-- Start of GIVEN MATERIAL --

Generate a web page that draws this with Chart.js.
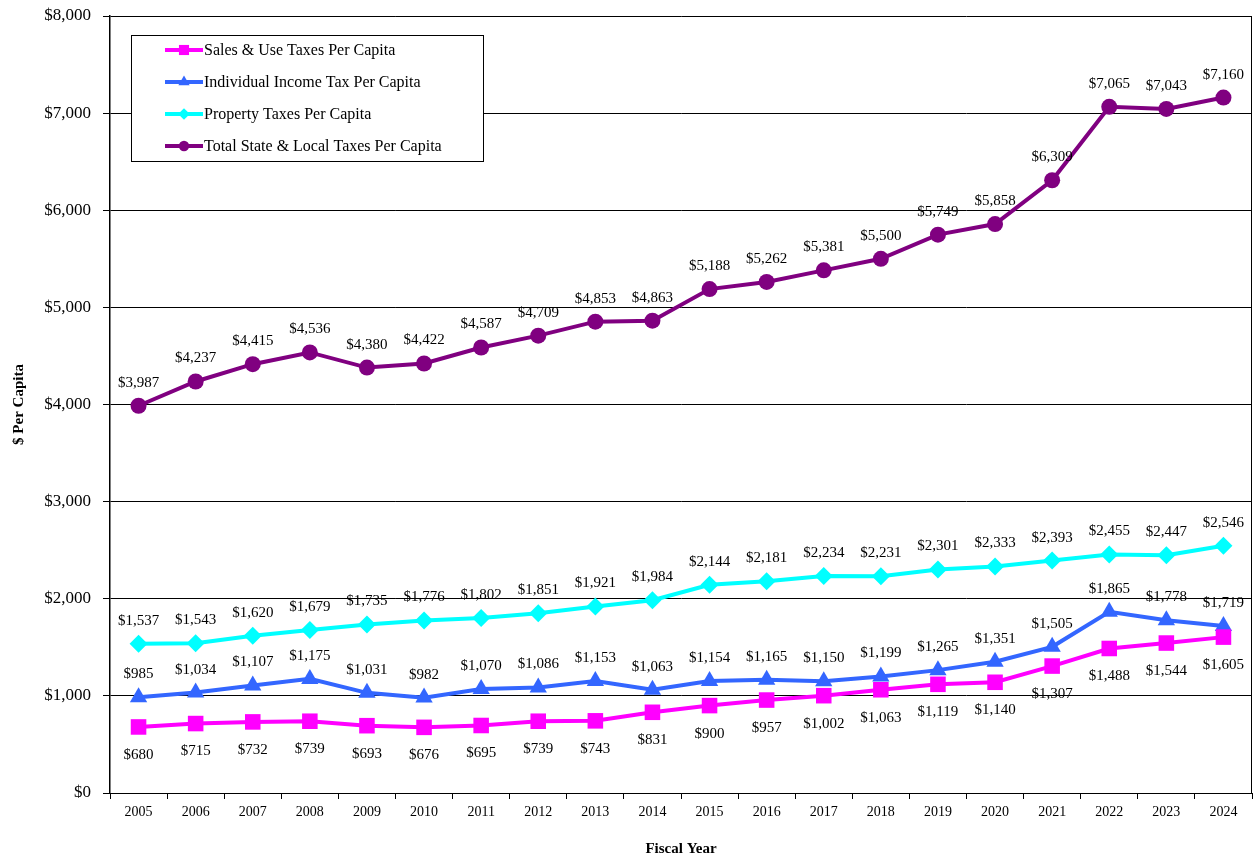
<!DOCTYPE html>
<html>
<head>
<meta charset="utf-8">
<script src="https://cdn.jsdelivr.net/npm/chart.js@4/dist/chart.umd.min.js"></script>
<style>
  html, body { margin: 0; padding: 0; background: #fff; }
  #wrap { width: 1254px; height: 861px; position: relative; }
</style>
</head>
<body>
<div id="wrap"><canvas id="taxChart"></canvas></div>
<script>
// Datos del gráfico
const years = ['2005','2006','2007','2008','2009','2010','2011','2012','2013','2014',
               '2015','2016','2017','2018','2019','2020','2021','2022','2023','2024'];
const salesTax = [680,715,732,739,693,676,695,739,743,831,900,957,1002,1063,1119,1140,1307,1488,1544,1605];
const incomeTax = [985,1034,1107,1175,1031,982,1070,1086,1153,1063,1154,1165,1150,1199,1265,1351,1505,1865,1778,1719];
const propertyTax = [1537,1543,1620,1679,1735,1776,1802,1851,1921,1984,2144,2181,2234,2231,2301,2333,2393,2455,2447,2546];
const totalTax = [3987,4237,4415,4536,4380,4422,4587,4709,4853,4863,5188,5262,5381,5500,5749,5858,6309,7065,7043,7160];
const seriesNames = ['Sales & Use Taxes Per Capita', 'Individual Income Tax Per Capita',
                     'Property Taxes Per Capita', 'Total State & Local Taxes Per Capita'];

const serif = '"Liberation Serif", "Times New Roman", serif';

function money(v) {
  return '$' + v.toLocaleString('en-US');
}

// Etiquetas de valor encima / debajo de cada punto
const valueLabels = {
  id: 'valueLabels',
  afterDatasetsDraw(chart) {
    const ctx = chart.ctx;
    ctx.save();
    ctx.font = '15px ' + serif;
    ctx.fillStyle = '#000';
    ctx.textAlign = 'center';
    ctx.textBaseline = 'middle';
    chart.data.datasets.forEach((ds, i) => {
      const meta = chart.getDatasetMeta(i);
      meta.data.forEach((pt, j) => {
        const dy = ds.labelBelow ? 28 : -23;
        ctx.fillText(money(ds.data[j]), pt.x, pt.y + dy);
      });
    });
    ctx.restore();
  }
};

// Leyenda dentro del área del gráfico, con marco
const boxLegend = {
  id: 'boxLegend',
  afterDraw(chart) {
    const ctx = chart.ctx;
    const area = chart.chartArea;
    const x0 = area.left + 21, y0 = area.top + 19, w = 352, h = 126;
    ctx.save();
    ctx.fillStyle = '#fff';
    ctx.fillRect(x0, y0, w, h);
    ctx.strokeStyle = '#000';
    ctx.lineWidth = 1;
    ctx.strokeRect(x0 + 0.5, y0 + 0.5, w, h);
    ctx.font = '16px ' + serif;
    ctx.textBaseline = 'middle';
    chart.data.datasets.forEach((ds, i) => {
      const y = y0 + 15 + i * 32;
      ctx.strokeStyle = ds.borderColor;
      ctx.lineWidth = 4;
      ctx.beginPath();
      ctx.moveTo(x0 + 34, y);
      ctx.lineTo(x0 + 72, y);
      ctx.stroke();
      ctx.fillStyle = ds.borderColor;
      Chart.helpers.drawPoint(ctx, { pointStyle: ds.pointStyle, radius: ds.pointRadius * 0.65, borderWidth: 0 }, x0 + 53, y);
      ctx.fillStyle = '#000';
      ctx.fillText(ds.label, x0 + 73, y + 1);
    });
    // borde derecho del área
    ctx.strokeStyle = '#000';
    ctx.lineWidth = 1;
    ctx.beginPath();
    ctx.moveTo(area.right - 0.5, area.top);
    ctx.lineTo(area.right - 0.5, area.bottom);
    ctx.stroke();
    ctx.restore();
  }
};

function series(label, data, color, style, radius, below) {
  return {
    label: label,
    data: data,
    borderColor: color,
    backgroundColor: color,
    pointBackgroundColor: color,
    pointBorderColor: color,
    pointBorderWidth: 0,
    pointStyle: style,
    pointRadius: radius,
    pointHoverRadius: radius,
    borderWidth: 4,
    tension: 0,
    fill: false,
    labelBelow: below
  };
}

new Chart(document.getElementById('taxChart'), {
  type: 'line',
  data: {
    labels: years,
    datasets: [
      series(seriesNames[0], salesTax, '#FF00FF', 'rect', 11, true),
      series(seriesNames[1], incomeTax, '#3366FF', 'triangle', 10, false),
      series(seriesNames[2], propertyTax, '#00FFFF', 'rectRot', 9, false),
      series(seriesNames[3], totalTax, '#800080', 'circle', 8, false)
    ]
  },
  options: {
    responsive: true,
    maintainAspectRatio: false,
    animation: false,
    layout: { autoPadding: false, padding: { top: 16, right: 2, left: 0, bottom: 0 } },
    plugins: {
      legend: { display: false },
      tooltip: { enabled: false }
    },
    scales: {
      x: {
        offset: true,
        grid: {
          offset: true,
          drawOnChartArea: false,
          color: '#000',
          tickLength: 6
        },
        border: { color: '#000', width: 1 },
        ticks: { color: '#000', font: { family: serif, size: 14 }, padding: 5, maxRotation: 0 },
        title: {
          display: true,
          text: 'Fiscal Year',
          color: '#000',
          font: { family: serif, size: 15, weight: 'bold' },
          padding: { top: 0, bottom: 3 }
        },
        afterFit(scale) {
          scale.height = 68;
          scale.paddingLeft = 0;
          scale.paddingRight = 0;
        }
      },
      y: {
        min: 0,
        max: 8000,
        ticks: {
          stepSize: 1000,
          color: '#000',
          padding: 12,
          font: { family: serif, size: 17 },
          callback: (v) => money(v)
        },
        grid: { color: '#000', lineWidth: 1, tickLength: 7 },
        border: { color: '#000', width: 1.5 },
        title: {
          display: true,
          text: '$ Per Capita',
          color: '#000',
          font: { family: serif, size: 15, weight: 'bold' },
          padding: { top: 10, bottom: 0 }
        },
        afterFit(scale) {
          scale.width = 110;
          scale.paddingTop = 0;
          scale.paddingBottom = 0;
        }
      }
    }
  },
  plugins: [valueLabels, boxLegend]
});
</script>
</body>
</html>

-- End of GIVEN MATERIAL --

### TASK:
Return each line exactly as written. Any picture gets left out.

### SOLUTION FOR THIS TASK:
Generate a web page that draws this with Chart.js.
<!DOCTYPE html>
<html>
<head>
<meta charset="utf-8">
<script src="https://cdn.jsdelivr.net/npm/chart.js@4/dist/chart.umd.min.js"></script>
<style>
  html, body { margin: 0; padding: 0; background: #fff; }
  #wrap { width: 1254px; height: 861px; position: relative; }
</style>
</head>
<body>
<div id="wrap"><canvas id="taxChart"></canvas></div>
<script>
// Datos del gráfico
const years = ['2005','2006','2007','2008','2009','2010','2011','2012','2013','2014',
               '2015','2016','2017','2018','2019','2020','2021','2022','2023','2024'];
const salesTax = [680,715,732,739,693,676,695,739,743,831,900,957,1002,1063,1119,1140,1307,1488,1544,1605];
const incomeTax = [985,1034,1107,1175,1031,982,1070,1086,1153,1063,1154,1165,1150,1199,1265,1351,1505,1865,1778,1719];
const propertyTax = [1537,1543,1620,1679,1735,1776,1802,1851,1921,1984,2144,2181,2234,2231,2301,2333,2393,2455,2447,2546];
const totalTax = [3987,4237,4415,4536,4380,4422,4587,4709,4853,4863,5188,5262,5381,5500,5749,5858,6309,7065,7043,7160];
const seriesNames = ['Sales & Use Taxes Per Capita', 'Individual Income Tax Per Capita',
                     'Property Taxes Per Capita', 'Total State & Local Taxes Per Capita'];

const serif = '"Liberation Serif", "Times New Roman", serif';

function money(v) {
  return '$' + v.toLocaleString('en-US');
}

// Etiquetas de valor encima / debajo de cada punto
const valueLabels = {
  id: 'valueLabels',
  afterDatasetsDraw(chart) {
    const ctx = chart.ctx;
    ctx.save();
    ctx.font = '15px ' + serif;
    ctx.fillStyle = '#000';
    ctx.textAlign = 'center';
    ctx.textBaseline = 'middle';
    chart.data.datasets.forEach((ds, i) => {
      const meta = chart.getDatasetMeta(i);
      meta.data.forEach((pt, j) => {
        const dy = ds.labelBelow ? 28 : -23;
        ctx.fillText(money(ds.data[j]), pt.x, pt.y + dy);
      });
    });
    ctx.restore();
  }
};

// Leyenda dentro del área del gráfico, con marco
const boxLegend = {
  id: 'boxLegend',
  afterDraw(chart) {
    const ctx = chart.ctx;
    const area = chart.chartArea;
    const x0 = area.left + 21, y0 = area.top + 19, w = 352, h = 126;
    ctx.save();
    ctx.fillStyle = '#fff';
    ctx.fillRect(x0, y0, w, h);
    ctx.strokeStyle = '#000';
    ctx.lineWidth = 1;
    ctx.strokeRect(x0 + 0.5, y0 + 0.5, w, h);
    ctx.font = '16px ' + serif;
    ctx.textBaseline = 'middle';
    chart.data.datasets.forEach((ds, i) => {
      const y = y0 + 15 + i * 32;
      ctx.strokeStyle = ds.borderColor;
      ctx.lineWidth = 4;
      ctx.beginPath();
      ctx.moveTo(x0 + 34, y);
      ctx.lineTo(x0 + 72, y);
      ctx.stroke();
      ctx.fillStyle = ds.borderColor;
      Chart.helpers.drawPoint(ctx, { pointStyle: ds.pointStyle, radius: ds.pointRadius * 0.65, borderWidth: 0 }, x0 + 53, y);
      ctx.fillStyle = '#000';
      ctx.fillText(ds.label, x0 + 73, y + 1);
    });
    // borde derecho del área
    ctx.strokeStyle = '#000';
    ctx.lineWidth = 1;
    ctx.beginPath();
    ctx.moveTo(area.right - 0.5, area.top);
    ctx.lineTo(area.right - 0.5, area.bottom);
    ctx.stroke();
    ctx.restore();
  }
};

function series(label, data, color, style, radius, below) {
  return {
    label: label,
    data: data,
    borderColor: color,
    backgroundColor: color,
    pointBackgroundColor: color,
    pointBorderColor: color,
    pointBorderWidth: 0,
    pointStyle: style,
    pointRadius: radius,
    pointHoverRadius: radius,
    borderWidth: 4,
    tension: 0,
    fill: false,
    labelBelow: below
  };
}

new Chart(document.getElementById('taxChart'), {
  type: 'line',
  data: {
    labels: years,
    datasets: [
      series(seriesNames[0], salesTax, '#FF00FF', 'rect', 11, true),
      series(seriesNames[1], incomeTax, '#3366FF', 'triangle', 10, false),
      series(seriesNames[2], propertyTax, '#00FFFF', 'rectRot', 9, false),
      series(seriesNames[3], totalTax, '#800080', 'circle', 8, false)
    ]
  },
  options: {
    responsive: true,
    maintainAspectRatio: false,
    animation: false,
    layout: { autoPadding: false, padding: { top: 16, right: 2, left: 0, bottom: 0 } },
    plugins: {
      legend: { display: false },
      tooltip: { enabled: false }
    },
    scales: {
      x: {
        offset: true,
        grid: {
          offset: true,
          drawOnChartArea: false,
          color: '#000',
          tickLength: 6
        },
        border: { color: '#000', width: 1 },
        ticks: { color: '#000', font: { family: serif, size: 14 }, padding: 5, maxRotation: 0 },
        title: {
          display: true,
          text: 'Fiscal Year',
          color: '#000',
          font: { family: serif, size: 15, weight: 'bold' },
          padding: { top: 0, bottom: 3 }
        },
        afterFit(scale) {
          scale.height = 68;
          scale.paddingLeft = 0;
          scale.paddingRight = 0;
        }
      },
      y: {
        min: 0,
        max: 8000,
        ticks: {
          stepSize: 1000,
          color: '#000',
          padding: 12,
          font: { family: serif, size: 17 },
          callback: (v) => money(v)
        },
        grid: { color: '#000', lineWidth: 1, tickLength: 7 },
        border: { color: '#000', width: 1.5 },
        title: {
          display: true,
          text: '$ Per Capita',
          color: '#000',
          font: { family: serif, size: 15, weight: 'bold' },
          padding: { top: 10, bottom: 0 }
        },
        afterFit(scale) {
          scale.width = 110;
          scale.paddingTop = 0;
          scale.paddingBottom = 0;
        }
      }
    }
  },
  plugins: [valueLabels, boxLegend]
});
</script>
</body>
</html>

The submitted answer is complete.